**Source material**

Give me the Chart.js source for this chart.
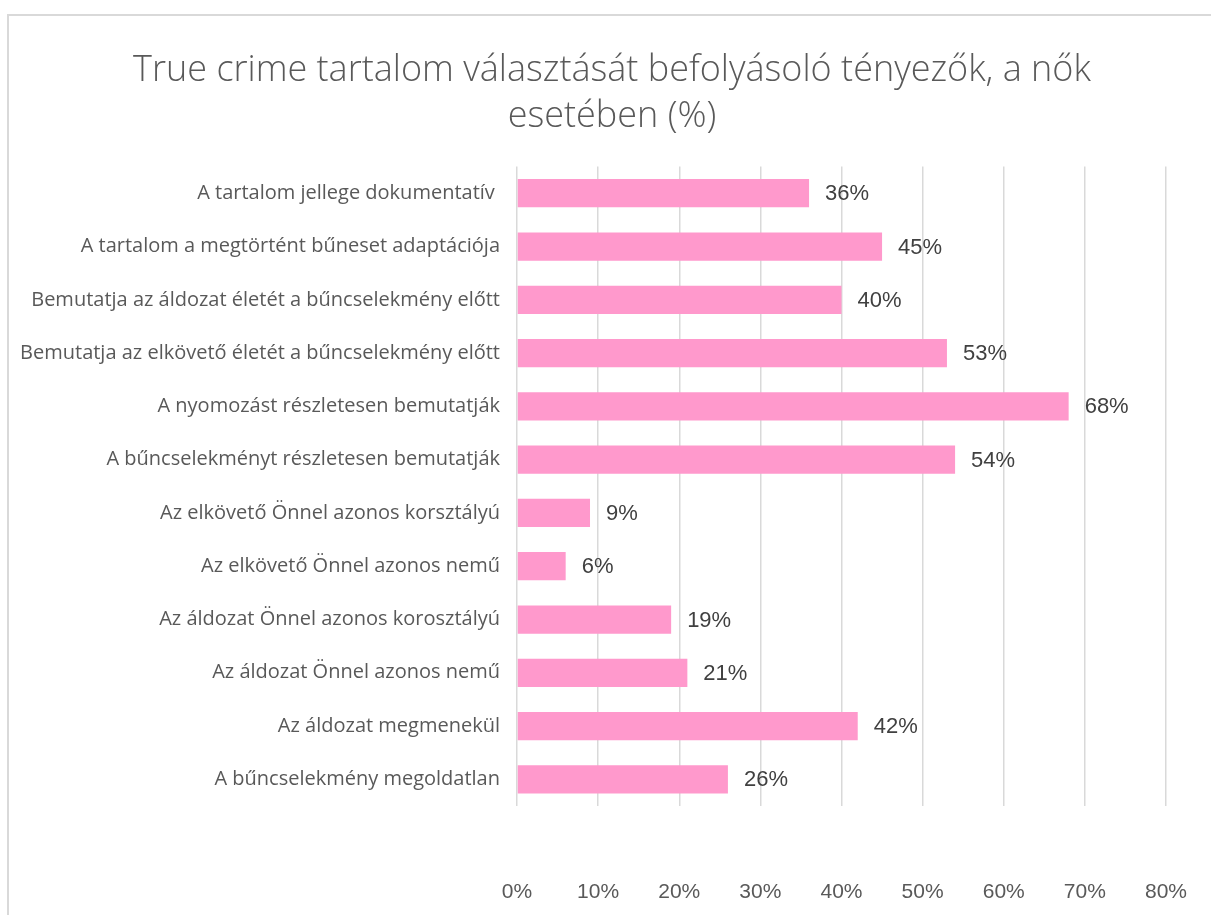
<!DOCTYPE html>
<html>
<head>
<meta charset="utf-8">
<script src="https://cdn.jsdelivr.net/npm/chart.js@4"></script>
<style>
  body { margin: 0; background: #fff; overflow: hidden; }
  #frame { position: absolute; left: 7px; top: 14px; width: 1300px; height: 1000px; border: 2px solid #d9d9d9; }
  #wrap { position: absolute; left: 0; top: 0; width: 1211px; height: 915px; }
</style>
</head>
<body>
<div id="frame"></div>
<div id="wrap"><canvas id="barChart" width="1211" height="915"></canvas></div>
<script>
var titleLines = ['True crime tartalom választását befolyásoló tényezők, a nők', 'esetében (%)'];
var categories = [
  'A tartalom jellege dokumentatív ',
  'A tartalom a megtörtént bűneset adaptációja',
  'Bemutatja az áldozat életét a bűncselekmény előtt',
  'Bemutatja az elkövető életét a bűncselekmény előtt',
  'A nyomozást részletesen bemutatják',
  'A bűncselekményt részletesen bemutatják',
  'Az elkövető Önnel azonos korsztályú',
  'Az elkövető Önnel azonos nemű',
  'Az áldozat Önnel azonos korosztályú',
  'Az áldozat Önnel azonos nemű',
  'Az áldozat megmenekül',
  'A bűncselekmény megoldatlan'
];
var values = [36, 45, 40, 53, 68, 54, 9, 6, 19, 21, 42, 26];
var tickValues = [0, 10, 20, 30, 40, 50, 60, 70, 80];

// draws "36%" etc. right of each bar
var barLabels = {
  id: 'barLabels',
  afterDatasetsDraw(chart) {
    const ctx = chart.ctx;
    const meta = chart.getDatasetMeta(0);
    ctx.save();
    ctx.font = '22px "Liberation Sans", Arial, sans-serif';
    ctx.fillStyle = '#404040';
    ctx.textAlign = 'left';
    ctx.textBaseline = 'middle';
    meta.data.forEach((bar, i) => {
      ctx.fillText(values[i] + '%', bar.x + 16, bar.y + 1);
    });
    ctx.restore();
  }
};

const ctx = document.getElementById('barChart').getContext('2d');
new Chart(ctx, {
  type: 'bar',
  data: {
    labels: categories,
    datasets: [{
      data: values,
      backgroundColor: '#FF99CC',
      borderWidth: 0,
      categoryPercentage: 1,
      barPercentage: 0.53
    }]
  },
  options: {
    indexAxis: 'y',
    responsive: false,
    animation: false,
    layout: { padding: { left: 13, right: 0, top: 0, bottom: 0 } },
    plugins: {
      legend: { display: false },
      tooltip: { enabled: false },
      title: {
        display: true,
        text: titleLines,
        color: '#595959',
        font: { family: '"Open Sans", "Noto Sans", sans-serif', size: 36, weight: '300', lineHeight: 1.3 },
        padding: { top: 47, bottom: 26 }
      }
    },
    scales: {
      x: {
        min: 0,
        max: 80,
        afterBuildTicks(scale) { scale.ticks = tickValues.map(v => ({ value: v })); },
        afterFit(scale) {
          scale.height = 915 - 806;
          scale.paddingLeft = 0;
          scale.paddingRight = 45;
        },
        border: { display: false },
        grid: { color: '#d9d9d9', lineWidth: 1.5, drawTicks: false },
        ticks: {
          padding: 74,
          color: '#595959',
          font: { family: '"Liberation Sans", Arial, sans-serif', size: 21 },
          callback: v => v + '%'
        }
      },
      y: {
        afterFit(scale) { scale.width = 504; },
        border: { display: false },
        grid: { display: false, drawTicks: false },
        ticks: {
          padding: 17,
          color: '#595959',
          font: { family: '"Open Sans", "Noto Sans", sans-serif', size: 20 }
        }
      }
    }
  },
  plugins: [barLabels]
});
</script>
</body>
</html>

**What is being asked**
Would you return the data exactly as written, without the pictures?

**Answer to the task**
Give me the Chart.js source for this chart.
<!DOCTYPE html>
<html>
<head>
<meta charset="utf-8">
<script src="https://cdn.jsdelivr.net/npm/chart.js@4"></script>
<style>
  body { margin: 0; background: #fff; overflow: hidden; }
  #frame { position: absolute; left: 7px; top: 14px; width: 1300px; height: 1000px; border: 2px solid #d9d9d9; }
  #wrap { position: absolute; left: 0; top: 0; width: 1211px; height: 915px; }
</style>
</head>
<body>
<div id="frame"></div>
<div id="wrap"><canvas id="barChart" width="1211" height="915"></canvas></div>
<script>
var titleLines = ['True crime tartalom választását befolyásoló tényezők, a nők', 'esetében (%)'];
var categories = [
  'A tartalom jellege dokumentatív ',
  'A tartalom a megtörtént bűneset adaptációja',
  'Bemutatja az áldozat életét a bűncselekmény előtt',
  'Bemutatja az elkövető életét a bűncselekmény előtt',
  'A nyomozást részletesen bemutatják',
  'A bűncselekményt részletesen bemutatják',
  'Az elkövető Önnel azonos korsztályú',
  'Az elkövető Önnel azonos nemű',
  'Az áldozat Önnel azonos korosztályú',
  'Az áldozat Önnel azonos nemű',
  'Az áldozat megmenekül',
  'A bűncselekmény megoldatlan'
];
var values = [36, 45, 40, 53, 68, 54, 9, 6, 19, 21, 42, 26];
var tickValues = [0, 10, 20, 30, 40, 50, 60, 70, 80];

// draws "36%" etc. right of each bar
var barLabels = {
  id: 'barLabels',
  afterDatasetsDraw(chart) {
    const ctx = chart.ctx;
    const meta = chart.getDatasetMeta(0);
    ctx.save();
    ctx.font = '22px "Liberation Sans", Arial, sans-serif';
    ctx.fillStyle = '#404040';
    ctx.textAlign = 'left';
    ctx.textBaseline = 'middle';
    meta.data.forEach((bar, i) => {
      ctx.fillText(values[i] + '%', bar.x + 16, bar.y + 1);
    });
    ctx.restore();
  }
};

const ctx = document.getElementById('barChart').getContext('2d');
new Chart(ctx, {
  type: 'bar',
  data: {
    labels: categories,
    datasets: [{
      data: values,
      backgroundColor: '#FF99CC',
      borderWidth: 0,
      categoryPercentage: 1,
      barPercentage: 0.53
    }]
  },
  options: {
    indexAxis: 'y',
    responsive: false,
    animation: false,
    layout: { padding: { left: 13, right: 0, top: 0, bottom: 0 } },
    plugins: {
      legend: { display: false },
      tooltip: { enabled: false },
      title: {
        display: true,
        text: titleLines,
        color: '#595959',
        font: { family: '"Open Sans", "Noto Sans", sans-serif', size: 36, weight: '300', lineHeight: 1.3 },
        padding: { top: 47, bottom: 26 }
      }
    },
    scales: {
      x: {
        min: 0,
        max: 80,
        afterBuildTicks(scale) { scale.ticks = tickValues.map(v => ({ value: v })); },
        afterFit(scale) {
          scale.height = 915 - 806;
          scale.paddingLeft = 0;
          scale.paddingRight = 45;
        },
        border: { display: false },
        grid: { color: '#d9d9d9', lineWidth: 1.5, drawTicks: false },
        ticks: {
          padding: 74,
          color: '#595959',
          font: { family: '"Liberation Sans", Arial, sans-serif', size: 21 },
          callback: v => v + '%'
        }
      },
      y: {
        afterFit(scale) { scale.width = 504; },
        border: { display: false },
        grid: { display: false, drawTicks: false },
        ticks: {
          padding: 17,
          color: '#595959',
          font: { family: '"Open Sans", "Noto Sans", sans-serif', size: 20 }
        }
      }
    }
  },
  plugins: [barLabels]
});
</script>
</body>
</html>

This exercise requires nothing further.